Dieser wurde von einem zum Anderen gereicht und nur wer ihn in der Hand hatte, durfte reden, was auch immer so ziemlich klappte. Es war erstaunlich, was Jeder so zu sagen hatte. Ich hatte
immer das Gefühl, das der Redestab auch die Hemmungen nahm und die Kinder ganz offen reden ließ. Danach wurden noch Lieder gesungen und ein tolles Märchen durfte auch nicht fehlen. Der Campleiter war nämlich auch Märchenerzähler. Damit hat er sich auch außerhalb des Camps einen Namen gemacht. Es war nicht immer leicht, die offizielle Runde zu beenden, aber wer wollte, konnte sitzen bleiben solange es ihm beliebte.
Auf dem Platz brannte rund um die Uhr ein Feuer. Um das Feuer herum waren Holzbalken gelegt worden, die zum Sitzen einluden. So konnte man den Tag gemütlich ausklingen lassen. Musik gab
es auch. Wir hatten Gitarrespieler, auch gab es mal Geigensolos und an den Trommeln versuchten sich auch Etliche. Auch die Sterne waren ein Thema. Man staunte, was die Kids alles über Sternenbilder wußten.
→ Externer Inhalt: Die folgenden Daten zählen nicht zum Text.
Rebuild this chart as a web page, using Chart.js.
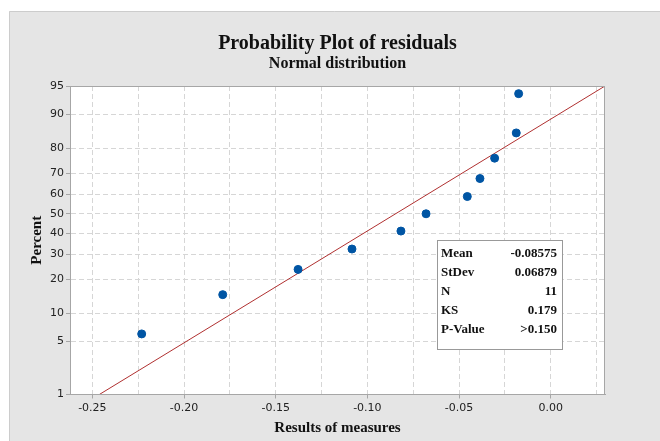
<!DOCTYPE html>
<html>
<head>
<meta charset="utf-8">
<script src="https://cdn.jsdelivr.net/npm/chart.js@4/dist/chart.umd.min.js"></script>
<style>
  html, body { margin: 0; padding: 0; background: #fff; }
  #wrap { width: 660px; height: 441px; }
</style>
</head>
<body>
<div id="wrap"><canvas id="probPlot" width="660" height="441"></canvas></div>
<script>
// residuals (x) and their plotted percentiles (y)
const residuals = [-0.2231, -0.1789, -0.1378, -0.1084, -0.0817, -0.0680, -0.0455, -0.0386, -0.0306, -0.0188, -0.0175];
const percents = [6.1, 14.9, 23.7, 32.5, 41.2, 50.0, 58.8, 67.5, 76.3, 85.1, 93.9];

// fitted normal line, end points
const fitX = [-0.2462, 0.0296];
const fitY = [1, 95];

const yTicks = [1, 5, 10, 20, 30, 40, 50, 60, 70, 80, 90, 95];
const xGrid = [-0.25, -0.225, -0.20, -0.175, -0.15, -0.125, -0.10, -0.075, -0.05, -0.025, 0.00, 0.025];
const xLabels = ['-0.25', '', '-0.20', '', '-0.15', '', '-0.10', '', '-0.05', '', '0.00', ''];

const statNames = ['Mean', 'StDev', 'N', 'KS', 'P-Value'];
const statValues = ['-0.08575', '0.06879', '11', '0.179', '>0.150'];

// inverse normal cdf (Acklam), puts percents on the probability scale
function probit(p) {
    const a = [-39.6968302866538, 220.946098424521, -275.928510446969, 138.357751867269, -30.6647980661472, 2.50662827745924];
    const b = [-54.4760987982241, 161.585836858041, -155.698979859887, 66.8013118877197, -13.2806815528857];
    const c = [-0.00778489400243029, -0.322396458041136, -2.40075827716184, -2.54973253934373, 4.37466414146497, 2.93816398269878];
    const d = [0.00778469570904146, 0.32246712907004, 2.445134137143, 3.75440866190742];
    const pl = 0.02425;
    let q, r;
    if (p < pl) {
        q = Math.sqrt(-2 * Math.log(p));
        return (((((c[0]*q+c[1])*q+c[2])*q+c[3])*q+c[4])*q+c[5]) / ((((d[0]*q+d[1])*q+d[2])*q+d[3])*q+1);
    }
    if (p > 1 - pl) {
        q = Math.sqrt(-2 * Math.log(1 - p));
        return -(((((c[0]*q+c[1])*q+c[2])*q+c[3])*q+c[4])*q+c[5]) / ((((d[0]*q+d[1])*q+d[2])*q+d[3])*q+1);
    }
    q = p - 0.5;
    r = q * q;
    return (((((a[0]*r+a[1])*r+a[2])*r+a[3])*r+a[4])*r+a[5])*q / (((((b[0]*r+b[1])*r+b[2])*r+b[3])*r+b[4])*r+1);
}

const serif = '"Liberation Serif", "Times New Roman", serif';
const sans = '"DejaVu Sans", Tahoma, sans-serif';

// gray frame, white plot area and outer border of the plot
const framePlugin = {
    id: 'frame',
    beforeDraw(chart) {
        const ctx = chart.ctx;
        const a = chart.chartArea;
        ctx.save();
        ctx.fillStyle = '#ffffff';
        ctx.fillRect(0, 0, chart.width, chart.height);
        ctx.fillStyle = '#e5e5e5';
        ctx.fillRect(9, 11, chart.width - 9, chart.height - 11);
        ctx.strokeStyle = '#cccccc';
        ctx.lineWidth = 1;
        ctx.beginPath();
        ctx.moveTo(9.5, chart.height);
        ctx.lineTo(9.5, 11.5);
        ctx.lineTo(chart.width, 11.5);
        ctx.stroke();
        ctx.fillStyle = '#ffffff';
        ctx.fillRect(a.left, a.top, a.right - a.left, a.bottom - a.top);
        ctx.restore();
    },
    afterDraw(chart) {
        const ctx = chart.ctx;
        const a = chart.chartArea;
        ctx.save();
        ctx.strokeStyle = '#a6a6a6';
        ctx.lineWidth = 1;
        ctx.strokeRect(Math.round(a.left) + 0.5, Math.round(a.top) + 0.5,
            Math.round(a.right - a.left) - 1, Math.round(a.bottom - a.top) - 1);

        // summary box
        const bx = 437, by = 240, bw = 125, bh = 109;
        ctx.fillStyle = '#ffffff';
        ctx.fillRect(bx, by, bw, bh);
        ctx.strokeStyle = '#999999';
        ctx.strokeRect(bx + 0.5, by + 0.5, bw, bh);
        ctx.fillStyle = '#111111';
        ctx.font = 'bold 13px ' + serif;
        ctx.textBaseline = 'middle';
        statNames.forEach((name, i) => {
            const ty = by + 14 + i * 18.8;
            ctx.textAlign = 'left';
            ctx.fillText(name, bx + 4, ty);
            ctx.textAlign = 'right';
            ctx.fillText(statValues[i], bx + bw - 5, ty);
        });
        ctx.restore();
    }
};

const ctx = document.getElementById('probPlot').getContext('2d');
new Chart(ctx, {
    type: 'scatter',
    data: {
        datasets: [
            {
                label: 'Residuals',
                data: residuals.map((x, i) => ({ x: x, y: probit(percents[i] / 100) })),
                backgroundColor: '#0055a4',
                borderColor: '#0055a4',
                pointRadius: 4,
                order: 1
            },
            {
                label: 'Fit',
                type: 'line',
                data: fitX.map((x, i) => ({ x: x, y: probit(fitY[i] / 100) })),
                borderColor: '#b03030',
                borderWidth: 1,
                pointRadius: 0,
                fill: false,
                order: 2
            }
        ]
    },
    options: {
        responsive: false,
        animation: false,
        events: [],
        layout: { padding: { left: 0, right: 55, top: 0, bottom: 0 } },
        plugins: {
            legend: { display: false },
            tooltip: { enabled: false },
            title: {
                display: true,
                text: 'Probability Plot of residuals',
                fullSize: false,
                color: '#111111',
                font: { family: serif, size: 20, weight: 'bold' },
                padding: { top: 32, bottom: 0 }
            },
            subtitle: {
                display: true,
                text: 'Normal distribution',
                fullSize: false,
                color: '#111111',
                font: { family: serif, size: 16, weight: 'bold' },
                padding: { top: -1.5, bottom: 12.3 }
            }
        },
        scales: {
            x: {
                type: 'linear',
                min: -0.2622,
                max: 0.0296,
                afterBuildTicks: (scale) => {
                    scale.ticks = xGrid.map(v => ({ value: v }));
                },
                ticks: {
                    autoSkip: false,
                    maxRotation: 0,
                    padding: 3,
                    color: '#222222',
                    font: { family: sans, size: 11 },
                    callback: (value, index) => xLabels[index]
                },
                grid: {
                    color: '#d6d6d6',
                    tickLength: 4,
                    tickColor: (c) => (xLabels[c.index] ? '#a6a6a6' : 'rgba(0,0,0,0)')
                },
                border: { display: true, color: '#a6a6a6', dash: [5, 3] },
                title: {
                    display: true,
                    text: 'Results of measures',
                    color: '#111111',
                    font: { family: serif, size: 15, weight: 'bold' },
                    padding: { top: 1.3, bottom: 4 }
                }
            },
            y: {
                type: 'linear',
                min: probit(0.01),
                max: probit(0.95),
                afterBuildTicks: (scale) => {
                    scale.ticks = yTicks.map(p => ({ value: probit(p / 100) }));
                },
                afterFit: (scale) => { scale.width = 70; },
                ticks: {
                    autoSkip: false,
                    padding: 2,
                    color: '#222222',
                    font: { family: sans, size: 11 },
                    callback: (value, index) => String(yTicks[index])
                },
                grid: {
                    color: '#d6d6d6',
                    tickLength: 4,
                    tickColor: '#a6a6a6'
                },
                border: { display: true, color: '#a6a6a6', dash: [5, 3] },
                title: {
                    display: true,
                    text: 'Percent',
                    color: '#111111',
                    font: { family: serif, size: 15, weight: 'bold' },
                    padding: { top: 28, bottom: 0 }
                }
            }
        }
    },
    plugins: [framePlugin]
});
</script>
</body>
</html>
Die Abende waren für mich das Schönste, aber das Feuer unter freiem Himmel konnte ich selten genießen. Die Anstrenung des Tages machte sich dann doch bemerkbar. Leise schlich ich Richtung" Bettchen". Einen Moment lauschte ich noch dem Lachen der Kinder, dann sackte ich in einen tiefen Schlaf, aus dem mich erst der nächste Morgen wieder auf die neue Umlaufbahn katapultierte.